EXERCISE –
Without the pictures, extract every line from the start of the material to the line containing "red_x = [g *", both ends included.

DATA EXTRACT –

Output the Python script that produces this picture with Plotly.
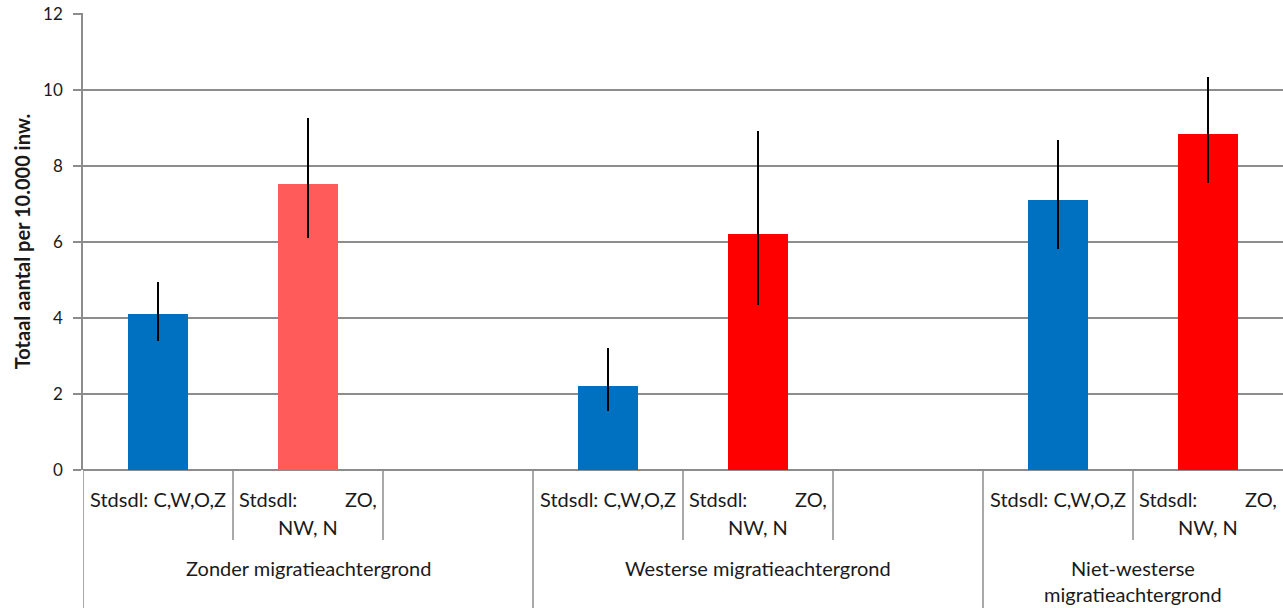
import plotly.graph_objects as go

# groups and sub-categories (text as in the original Excel chart, <br> = wrapped line)
groups = ["Zonder migratieachtergrond", "Westerse migratieachtergrond", "Niet-westerse<br>migratieachtergrond"]
sub_labels = ["Stdsdl: C,W,O,Z", "Stdsdl: ZO,<br>NW, N"]

# Stadsdelen C, W, O, Z (blue)
blue_vals = [4.11, 2.20, 7.10]
blue_low = [3.38, 1.55, 5.82]
blue_high = [4.95, 3.22, 8.68]

# Stadsdelen ZO, NW, N (red)
red_vals = [7.52, 6.21, 8.83]
red_low = [6.10, 4.35, 7.55]
red_high = [9.25, 8.91, 10.33]

blue_colors = ["#0070C0", "#0070C0", "#0070C0"]
red_colors = ["#FF5B5B", "#FF0000", "#FF0000"]
y_ticks = [0, 2, 4, 6, 8, 10, 12]

W, H = 1283, 608
M_L, M_R, M_T, M_B = 83, 0, 13, 138
PLOT_H = H - M_T - M_B
SLOTS = 3  # two bars + one empty slot per group
X_MAX = 7.5
GRID = "#8C8C8C"
FONT = "Lato"

blue_x = [g * SLOTS for g in range(len(groups))]
red_x = [g * SLOTS + 1 for g in range(len(groups))]

fig = go.Figure()
fig.add_trace(go.Bar(
    x=blue_x, y=blue_vals, width=0.405, marker=dict(color=blue_colors, line=dict(width=0)),
    error_y=dict(type="data", symmetric=False,
                 array=[h - v for h, v in zip(blue_high, blue_vals)],
                 arrayminus=[v - l for v, l in zip(blue_vals, blue_low)],
                 color="black", thickness=2, width=0),
    name=sub_labels[0], showlegend=False))
fig.add_trace(go.Bar(
    x=red_x, y=red_vals, width=0.405, marker=dict(color=red_colors, line=dict(width=0)),
    error_y=dict(type="data", symmetric=False,
                 array=[h - v for h, v in zip(red_high, red_vals)],
                 arrayminus=[v - l for v, l in zip(red_vals, red_low)],
                 color="black", thickness=2, width=0),
    name=sub_labels[1].replace("<br>", " "), showlegend=False))

def px_to_paper(px):
    return -px / PLOT_H

shapes = []
annotations = []
txt = dict(family=FONT, size=20, color="#1a1a1a")

for g, grp in enumerate(groups):
    start = g * SLOTS - 0.5
    end = min(start + SLOTS, X_MAX)
    # group separator, down to the bottom of the picture
    shapes.append(dict(type="line", xref="x", yref="paper", x0=start, x1=start,
                       y0=0, y1=px_to_paper(M_B), line=dict(color=GRID, width=1.5)))
    # sub-category separators
    for k in range(1, SLOTS):
        xb = start + k
        if xb < X_MAX:
            shapes.append(dict(type="line", xref="x", yref="paper", x0=xb, x1=xb,
                               y0=0, y1=px_to_paper(70), line=dict(color=GRID, width=1.5)))
    # sub-category labels (justified like Excel)
    for s, lab in enumerate(sub_labels):
        cx = g * SLOTS + s
        lines = lab.split("<br>")
        for i, line in enumerate(lines):
            dy = 29 + i * 28
            words = line.split(" ")
            if i < len(lines) - 1 and len(words) > 1:
                annotations.append(dict(x=cx - 0.5, y=0, xref="x", yref="paper", text=words[0],
                                        xanchor="left", yanchor="middle", xshift=4, yshift=-dy,
                                        showarrow=False, font=txt))
                annotations.append(dict(x=cx + 0.5, y=0, xref="x", yref="paper", text=words[-1],
                                        xanchor="right", yanchor="middle", xshift=-4, yshift=-dy,
                                        showarrow=False, font=txt))
            else:
                annotations.append(dict(x=cx, y=0, xref="x", yref="paper", text=line,
                                        xanchor="center", yanchor="middle", yshift=-dy,
                                        showarrow=False, font=txt))
    # group label, centred on the visible part of the group
    for i, line in enumerate(grp.split("<br>")):
        annotations.append(dict(x=(start + end) / 2, y=0, xref="x", yref="paper", text=line,
                                xanchor="center", yanchor="middle", yshift=-(98 + i * 26),
                                showarrow=False, font=txt))

fig.update_layout(
    width=W, height=H,
    margin=dict(l=M_L, r=M_R, t=M_T, b=M_B, autoexpand=False),
    paper_bgcolor="white", plot_bgcolor="white",
    font=dict(family=FONT, color="#1a1a1a"),
    bargap=0,
    shapes=shapes,
    annotations=annotations,
    xaxis=dict(range=[-0.5, X_MAX], showticklabels=False, showgrid=False,
               zeroline=False, showline=False, fixedrange=True, automargin=False),
    yaxis=dict(range=[0, 12.02], tickvals=y_ticks, showgrid=True, gridcolor=GRID, gridwidth=1.5,
               zeroline=True, zerolinecolor=GRID, zerolinewidth=1.5,
               showline=True, linecolor=GRID, linewidth=1.5,
               ticks="outside", ticklen=8, tickcolor=GRID, tickwidth=1.5,
               ticklabelstandoff=7, tickfont=dict(family=FONT, size=17, color="#1a1a1a"),
               title=dict(text="<b>Totaal aantal per 10.000 inw.</b>", standoff=7,
                          font=dict(family=FONT, size=20, color="#1a1a1a")),
               automargin=False, fixedrange=True),
)

# the page's default body margin would push the figure 8px right/down
fig.write_html("out.html", config={"displayModeBar": False},
               post_script="document.body.style.margin='0';")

ANSWER IN FULL –
Output the Python script that produces this picture with Plotly.
import plotly.graph_objects as go

# groups and sub-categories (text as in the original Excel chart, <br> = wrapped line)
groups = ["Zonder migratieachtergrond", "Westerse migratieachtergrond", "Niet-westerse<br>migratieachtergrond"]
sub_labels = ["Stdsdl: C,W,O,Z", "Stdsdl: ZO,<br>NW, N"]

# Stadsdelen C, W, O, Z (blue)
blue_vals = [4.11, 2.20, 7.10]
blue_low = [3.38, 1.55, 5.82]
blue_high = [4.95, 3.22, 8.68]

# Stadsdelen ZO, NW, N (red)
red_vals = [7.52, 6.21, 8.83]
red_low = [6.10, 4.35, 7.55]
red_high = [9.25, 8.91, 10.33]

blue_colors = ["#0070C0", "#0070C0", "#0070C0"]
red_colors = ["#FF5B5B", "#FF0000", "#FF0000"]
y_ticks = [0, 2, 4, 6, 8, 10, 12]

W, H = 1283, 608
M_L, M_R, M_T, M_B = 83, 0, 13, 138
PLOT_H = H - M_T - M_B
SLOTS = 3  # two bars + one empty slot per group
X_MAX = 7.5
GRID = "#8C8C8C"
FONT = "Lato"

blue_x = [g * SLOTS for g in range(len(groups))]
red_x = [g * SLOTS + 1 for g in range(len(groups))]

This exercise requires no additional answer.